Conservative Economics


Recently, I remarked to a conservative friend that I thought Paul Krugman’s writing was among the best I’d ever read. He replied that I should read the Wall Street Journal to get a more balanced perspective.

I let that pass, but if I’d been more assertive I’d have stated that I don’t want to pay a chunk of dollars every month to read people advocating antediluvian economic theories.


A key conservative argument, and one omnipresent on the editorial pages of the WSJ, is that the government‘s budget should operate in the same as a family budget--you can’t spend more than you earn.

To anyone who has studied economics (and paid attention), this kind of thinking is absurd.

If living within your means was a universal economic principle, banks wouldn’t loan more than the sum of their deposits.  Anything more and the business is going beyond its means!

Of course, if banks did choose to act like families, the economy would be in real trouble.

I don’t agree that “deficits don’t matter” (the author of that quote was the conservative Dick Cheney). Clearly, it’s best to keep deficits and debts low. But there are times when deficits can be helpful, and the situation after the Great Recession was one of them.

Another assertion of the WSJ, that government should primarily adhere to business views on how to manage the economy, is equally problematic.

Of course we should listen to business; the voices of business leaders are important and markets are at the core not just of our economy but of our way of life. I’m not a political conservative, at least not in the extremist context of the current U.S. Republican party, but I’m very much a believer in markets. Without markets, we’d lose both efficiency and innovation.

Certainly, we’ve had important failures of government that stemmed from not paying enough attention to business. For example, the stimulus that began in 2008 failed to have the expected impact because economists thought at the macro scale and didn’t appreciate what banks would do with the money (they did the banking equivalent of putting it under the mattress).

But should business be the primary advisor to our government?

No.

Businesses don’t have incentives to improve the overall economy; their incentives are to raise profits. If the two align, that’s good, If not, my business comes first and the economy can take care of itself.

To illustrate, consider the case of the cable TV companies. Most experts in technology and economics agree that higher internet speeds and lower costs would sharply improve the economy, both in the short and especially in the long term. The barrier to this promised land, we’re told, is that the cable companies have a stranglehold on bandwidth and won’t lower their huge profits to improve access and lower prices.

But it’s ridiculous to think that cable executives will trade lower profits for a better overall economy. They’d be fired, after which the shareholders would sue to claw back their bonuses. “We didn’t hire you to help the shareholders of other companies,” they’d say.

Not only is it the case that corporate executives don’t always pay much attention to the overall economy, it’s also true we can’t always count on businesses knowing their own business.

I’ll eschew the cheap shot and not go into companies like Enron, Blackberry, and the countless other clowns of the marketplace.

Instead, let’s take three companies that had eminently capable leadership but still had major missteps:
·       IBM failed to appreciate the importance of small systems right up to the point of its near bankruptcy;
·       Microsoft, despite having a leader who very much appreciated the issue of disruptive change, still nearly missed the Internet; and
·       Intel, a brilliant long term performer in microprocessors, failed to understand the market shift to low-power mobile systems until it was almost too late.

The problem in all three cases was that corporate boards would have had to agree to forgo short-term profit to switch to a clearly identified emergent area.

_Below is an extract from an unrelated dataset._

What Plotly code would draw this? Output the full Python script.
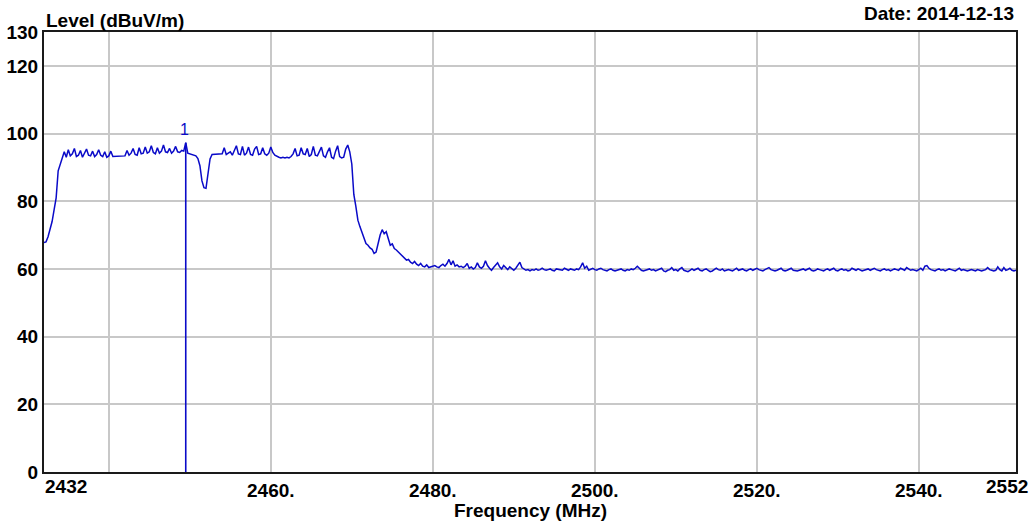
import plotly.graph_objects as go

# Sweep grid: 2432 MHz to 2552 MHz in 0.25 MHz steps
FREQ_START = 2432.0
FREQ_STEP = 0.25

# Measured field strength (dBuV/m), one row per 2 MHz of sweep
levels = [
    67.8, 68.0, 69.5, 71.5, 74.0, 77.5, 81.0, 89.0,   # 2432
    91.0, 92.5, 94.6, 93.0, 95.2, 93.4, 94.0, 95.6,   # 2434
    93.2, 93.6, 95.0, 93.0, 94.2, 95.4, 93.6, 93.4,   # 2436
    94.8, 93.2, 93.8, 95.2, 93.6, 93.2, 94.6, 93.0,   # 2438
    93.4, 94.8, 93.2, 93.2, 93.2, 93.2, 93.3, 93.2,   # 2440
    93.4, 95.0, 93.6, 94.2, 95.6, 93.8, 93.6, 95.8,   # 2442
    94.0, 94.2, 96.0, 94.2, 94.6, 96.4, 94.4, 94.0,   # 2444
    95.8, 94.2, 94.8, 96.6, 94.6, 94.4, 95.6, 94.2,   # 2446
    94.8, 96.2, 94.6, 94.4, 95.0, 94.8, 97.3, 94.2,   # 2448
    94.0, 94.0, 93.6, 93.4, 92.6, 90.5, 86.0, 84.0,   # 2450
    83.8, 87.5, 92.5, 93.8, 93.8, 93.9, 93.8, 93.8,   # 2452
    94.0, 95.8, 93.8, 94.2, 94.6, 93.6, 95.2, 96.4,   # 2454
    94.0, 93.8, 96.2, 93.6, 94.2, 96.0, 93.8, 93.6,   # 2456
    95.4, 96.2, 93.8, 94.0, 95.8, 94.0, 93.6, 94.2,   # 2458
    96.0, 94.4, 93.6, 93.2, 93.0, 92.8, 93.0, 92.8,   # 2460
    93.0, 92.8, 93.2, 94.0, 95.6, 93.4, 93.6, 95.8,   # 2462
    94.0, 93.8, 95.6, 93.2, 93.8, 96.2, 93.6, 93.4,   # 2464
    95.0, 96.0, 93.4, 93.0, 94.6, 95.8, 93.0, 92.6,   # 2466
    94.8, 96.4, 93.2, 92.8, 93.0, 95.4, 96.6, 94.6,   # 2468
    91.0, 82.0, 78.5, 74.4, 72.5, 71.0, 69.0, 67.5,   # 2470
    67.0, 66.2, 65.8, 64.6, 65.0, 67.6, 70.0, 71.6,   # 2472
    70.4, 71.0, 69.2, 67.0, 67.4, 66.0, 65.6, 65.0,   # 2474
    64.4, 63.6, 63.0, 62.6, 62.8, 62.0, 61.6, 62.2,   # 2476
    61.4, 61.0, 61.6, 60.8, 60.6, 61.2, 60.4, 60.6,   # 2478
    60.6, 61.0, 60.6, 60.4, 61.0, 61.4, 60.8, 61.6,   # 2480
    62.8, 61.2, 62.4, 60.8, 61.2, 60.6, 60.8, 60.4,   # 2482
    60.8, 61.6, 60.2, 60.6, 60.0, 60.4, 61.8, 60.6,   # 2484
    60.2, 60.8, 62.4, 61.0, 60.2, 59.6, 60.4, 61.2,   # 2486
    61.8, 60.6, 60.0, 61.0, 60.4, 59.8, 60.6, 60.2,   # 2488
    59.6, 60.2, 61.2, 62.0, 60.4, 60.0, 59.6, 59.8,   # 2490
    59.4, 59.8, 59.6, 60.0, 59.6, 59.8, 60.2, 59.8,   # 2492
    59.6, 59.8, 60.0, 59.6, 59.4, 60.0, 59.8, 59.8,   # 2494
    59.6, 60.2, 59.8, 59.6, 60.0, 59.8, 59.6, 60.0,   # 2496
    59.8, 60.6, 61.8, 60.2, 60.8, 59.6, 59.8, 60.2,   # 2498
    59.8, 59.6, 60.0, 60.2, 59.8, 59.6, 59.4, 59.8,   # 2500
    60.0, 59.6, 59.4, 59.6, 59.8, 60.0, 59.6, 59.4,   # 2502
    59.8, 59.6, 60.0, 59.8, 60.2, 60.8, 60.2, 59.6,   # 2504
    59.4, 59.6, 59.8, 60.0, 59.6, 59.8, 59.4, 59.6,   # 2506
    59.8, 60.2, 59.4, 59.2, 59.6, 59.8, 60.4, 59.6,   # 2508
    59.8, 59.4, 60.0, 60.4, 59.6, 59.4, 59.2, 59.6,   # 2510
    60.0, 59.6, 59.8, 60.2, 59.6, 59.4, 59.8, 60.0,   # 2512
    59.6, 59.2, 59.4, 59.8, 60.2, 59.8, 59.6, 60.0,   # 2514
    59.4, 59.6, 59.8, 59.6, 59.4, 59.8, 60.2, 59.6,   # 2516
    59.8, 60.0, 59.6, 59.4, 59.8, 60.0, 59.6, 59.8,   # 2518
    60.2, 59.8, 59.6, 59.4, 59.8, 60.0, 60.4, 59.8,   # 2520
    59.6, 59.4, 59.6, 59.8, 60.2, 59.6, 59.4, 59.6,   # 2522
    59.8, 60.2, 59.6, 59.4, 59.4, 59.6, 59.8, 60.0,   # 2524
    59.6, 59.8, 60.2, 59.6, 59.4, 59.6, 60.0, 59.8,   # 2526
    59.6, 59.4, 59.8, 60.0, 59.6, 59.8, 60.2, 59.6,   # 2528
    59.4, 59.8, 60.0, 59.6, 59.8, 59.4, 59.6, 60.2,   # 2530
    59.8, 59.6, 60.0, 59.8, 59.4, 59.6, 59.8, 60.0,   # 2532
    59.6, 59.8, 60.2, 59.8, 59.6, 59.4, 59.8, 60.0,   # 2534
    59.6, 59.8, 59.4, 59.6, 60.0, 59.8, 59.6, 60.2,   # 2536
    59.8, 59.6, 60.4, 60.0, 59.6, 59.8, 59.6, 59.4,   # 2538
    59.8, 60.2, 59.6, 60.8, 61.0, 60.2, 59.8, 59.6,   # 2540
    59.4, 59.8, 60.0, 59.6, 59.8, 59.4, 59.6, 60.0,   # 2542
    59.8, 59.6, 59.4, 59.8, 60.2, 59.6, 59.8, 59.6,   # 2544
    59.4, 59.6, 59.8, 59.6, 59.4, 59.8, 59.6, 59.4,   # 2546
    59.6, 59.8, 60.4, 59.8, 59.6, 59.4, 59.6, 60.6,   # 2548
    59.8, 59.4, 60.4, 59.6, 59.8, 60.2, 59.6, 59.4,   # 2550
    59.6,                                             # 2552
]
freqs = [FREQ_START + i * FREQ_STEP for i in range(len(levels))]

# Marker 1 on the peak
marker_freq = 2449.5
marker_level = 97.3
marker_label = "1"

# Axis ticks
x_grid = [2440, 2460, 2480, 2500, 2520, 2540]
x_grid_text = ["", "2460.", "2480.", "2500.", "2520.", "2540."]
x_start_label = "2432"
x_end_label = "2552"
y_ticks = [0, 20, 40, 60, 80, 100, 120, 130]
y_tick_text = ["0", "20", "40", "60", "80", "100", "120", "130"]

TRACE_BLUE = "rgb(10,10,200)"
FONT = "Arial, Liberation Sans, sans-serif"
bold = dict(family=FONT, size=19, color="black", weight="bold")

fig = go.Figure()
fig.add_trace(go.Scatter(
    x=freqs, y=levels, mode="lines",
    line=dict(color=TRACE_BLUE, width=1.5),
    hoverinfo="skip", showlegend=False,
))
fig.add_trace(go.Scatter(
    x=[marker_freq, marker_freq], y=[0, marker_level], mode="lines",
    line=dict(color=TRACE_BLUE, width=1.6),
    hoverinfo="skip", showlegend=False,
))

fig.update_layout(
    width=1035, height=527,
    margin=dict(l=44, r=19, t=32, b=55),
    paper_bgcolor="white", plot_bgcolor="white",
    showlegend=False,
    xaxis=dict(
        range=[2432, 2552], tickmode="array",
        tickvals=x_grid, ticktext=x_grid_text,
        showgrid=True, gridcolor="#c8c8c8", gridwidth=1.5,
        showline=True, linecolor="#1a1a1a", linewidth=2, mirror=True,
        ticks="", zeroline=False, tickfont=bold, automargin=False,
    ),
    yaxis=dict(
        range=[0, 130], tickmode="array",
        tickvals=y_ticks, ticktext=y_tick_text,
        showgrid=True, gridcolor="#c8c8c8", gridwidth=1.5,
        showline=True, linecolor="#1a1a1a", linewidth=2, mirror=True,
        ticks="", zeroline=False, tickfont=bold, automargin=False,
    ),
    annotations=[
        dict(text=x_start_label, x=2432, xref="x", xanchor="left", xshift=-1,
             y=-0.034, yref="paper", yanchor="middle", showarrow=False, font=bold),
        dict(text=x_end_label, x=2552, xref="x", xanchor="right", xshift=14,
             y=-0.034, yref="paper", yanchor="middle", showarrow=False, font=bold),
        dict(text="Frequency (MHz)", x=0.5, xref="paper", xanchor="center",
             y=-0.088, yref="paper", yanchor="middle", showarrow=False, font=bold),
        dict(text="Level (dBuV/m)", x=0, xref="paper", xanchor="left",
             y=1.027, yref="paper", yanchor="middle", showarrow=False, font=bold),
        dict(text="Date: 2014-12-13", x=1, xref="paper", xanchor="right",
             y=1.043, yref="paper", yanchor="middle", showarrow=False, font=bold),
        dict(text=marker_label, x=marker_freq, xref="x", xshift=-1,
             y=marker_level, yref="y", yanchor="middle", yshift=13,
             showarrow=False, font=dict(family=FONT, size=16, color=TRACE_BLUE)),
    ],
)

fig.write_html("out.html")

They were dangerously reluctant to do that.

Do we want that short term thinking to dominate government?

US conservatives are not alone in simplistic economic strategies.

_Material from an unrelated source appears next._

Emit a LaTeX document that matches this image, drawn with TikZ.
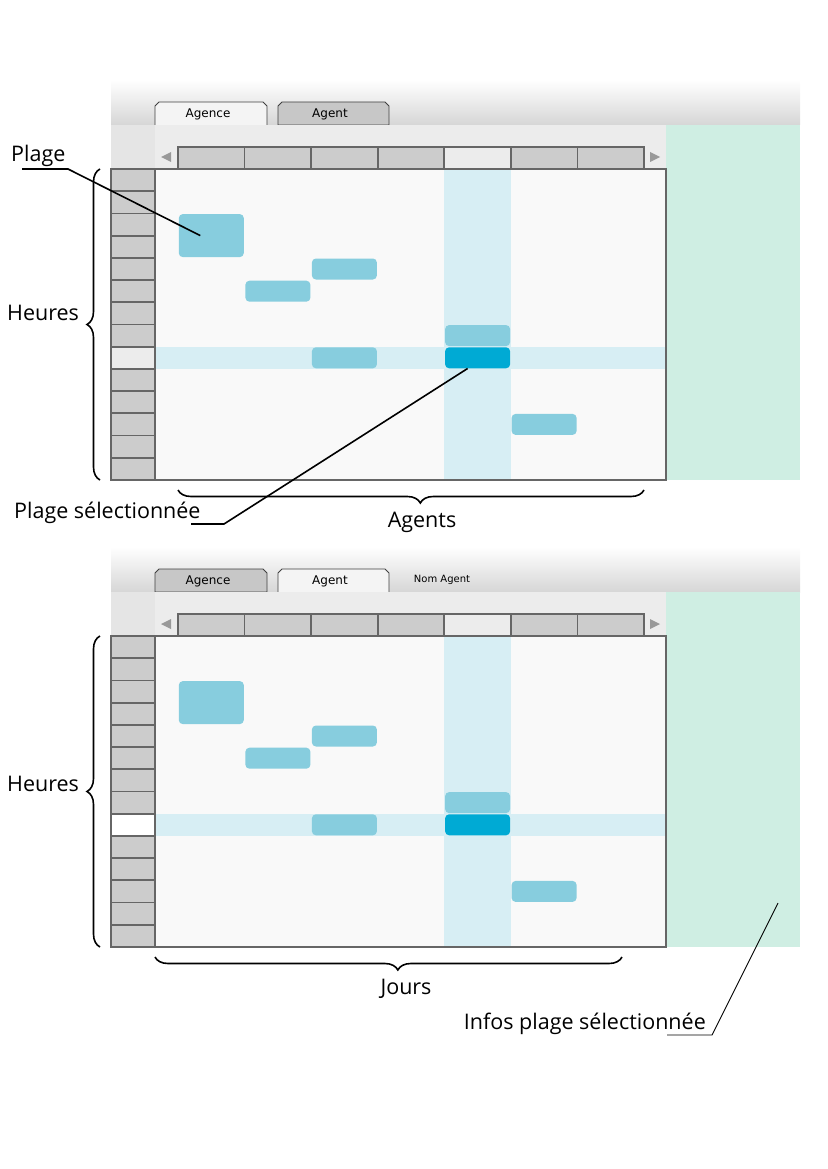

The “country budget like a family budget,” school of thinking currently dominates Germany and as a result also the EU.

But it’s pretty much understood in Europe that Germany’s policies aren’t the result of the nation’s best thinking about overall economic growth, nor do people in the EU think Agnela Merkel and her crew are dumb enough to get their inspiration from the editorial pages of the Wall Street Journal.
Instead, Germany’s policies stem from domestic politics, where Merkel has to deal with the equivalent of the American conservative “base.” The famed, miserly “Swabian housewife” is running Europe.

And now to a fundamental economic problem. Radicals of the right and left have always pitched simplistic solutions. It’s a feature of elections, and even common in non-democratic systems.
Advocating simple solutions to complex problems is the essence of populism as well as the shield of many ideologies.

The problem for politicians is, if you get elected on the basis of simplistic solutions, your policy when you’re in power has to align with that.

If you pitch your economic arguments to get Joe Sixpack’s vote (or Heinrich Halbe’s), then Joe becomes your chief economic advisor.

Not for me. I despise ideological approaches. On the contrary, I believe that, because the world is inherently complicated, simple solutions are almost never possible. To do better in every sphere—government, business, private organizations—we will have to continually study the available evidence and constantly make challenging decisions that are rarely going to be of the “bright line” variety. There will be very few situations where actions are obvious and have no serious downsides.


I’ll continue to read the dwindling number of responsible conservatives, but Paul Krugman will remain my personal chief economic advisor.